Yohanes 19:25-34
Dan dekat salib Yesus berdiri ibu-Nya dan saudara ibu-Nya, Maria, istri Klopas dan Maria Magdalena. Ketika Yesus melihat ibu-Nya dan murid yang dikasihi-Nya di sampingnya, berkatalah Ia kepada ibu-Nya: “Ibu, inilah, anakmu!” Kemudian kata-Nya kepada murid-murid-Nya: “Inilah ibumu!” Dan sejak saat itu murid itu menerima dia di dalam rumahnya.
Sesudah itu, karena Yesus tahu, bahwa segala sesuatu telah selesai, berkatalah Ia — supaya genaplah yang ada tertulis dalam Kitab Suci –: “Aku haus!” Di situ ada suatu bekas penuh anggur asam.
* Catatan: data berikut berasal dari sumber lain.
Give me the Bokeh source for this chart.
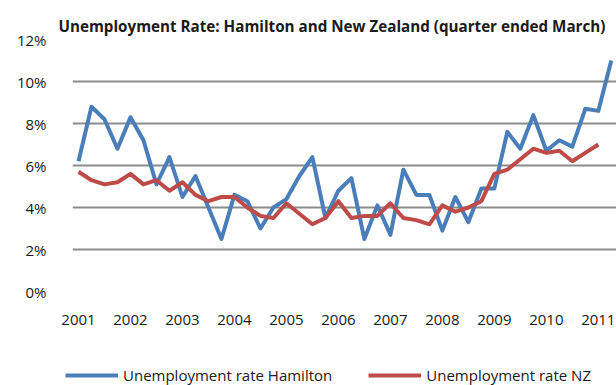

Maka mereka mencucukkan bunga karang, yang telah dicelupkan dalam anggur asam, pada sebatang hisop lalu mengunjukkannya ke mulut Yesus. Sesudah Yesus meminum anggur asam itu, berkatalah Ia: “Sudah selesai.” Lalu Ia menundukkan kepala-Nya dan menyerahkan nyawa-Nya.
Karena hari itu hari persiapan dan supaya pada hari Sabat mayat-mayat itu tidak tinggal tergantung pada kayu salib — sebab Sabat itu adalah hari yang besar — maka datanglah orang-orang Yahudi kepada Pilatus dan meminta kepadanya supaya kaki orang-orang itu dipatahkan dan mayat-mayatnya diturunkan. Maka datanglah prajurit-prajurit lalu mematahkan kaki orang yang pertama dan kaki orang yang lain yang disalibkan bersama-sama dengan Yesus; tetapi ketika mereka sampai kepada Yesus dan melihat bahwa Ia telah mati, mereka tidak mematahkan kaki-Nya, tetapi seorang dari antara prajurit itu menikam lambung-Nya dengan tombak, dan segera mengalir keluar darah dan air.
***
Setelah merayakan Pentakosta, hari ini kita diajak untuk merenungkan lagi sebuah peristiwa yang dahsyat. Di hadapan Maria ibu-Nya, Maria istri Klopas, Maria Magdalena, dan Yohanes, Yesus berkata, “Ibu, inilah anakmu!” dan “Inilah ibumu!” Apa yang kira-kira yang bisa kita renungkan dari kisah ini?
Saling memercayakan diri. Itulah hal yang saya dapat saat merenungkan kisah dari Injil Yohanes ini. Yesus sendiri sudah memercayakan diri-Nya kepada Bapa dan menaati-Nya. Hari ini, Yesus menyinggung salah satu hal yang paling indah, yaitu relasi ibu dan anak. Bukankah yang dilakukan-Nya itu adalah tindakan memercayakan sesuatu? Ada harapan, ada keyakinan, ada kehendak, serta ada dorongan untuk sebuah impian. Yesus menghendaki agar dalam kehidupan bersama terjalin relasi laksana ibu dan anak: Ada relasi kasih dan saling memercayakan diri. Itulah disposisi diri yang saya dapat dari bacaan ini.
Hari ini, kita diundang oleh Yesus untuk melihat bahwa gerak kesatuan Gereja dan hidup beriman adalah seperti relasi ibu dan anak: Ada keterikatan dan juga dorongan untuk saling menjaga dan mengasihi. Ada kerelaan untuk berkorban demi seseorang yang dicintai. Mari kita merenungkan: Apakah kita sudah saling memercayakan diri di dalam relasi kita dengan Allah dan sesama, dan dalam hidup menggereja?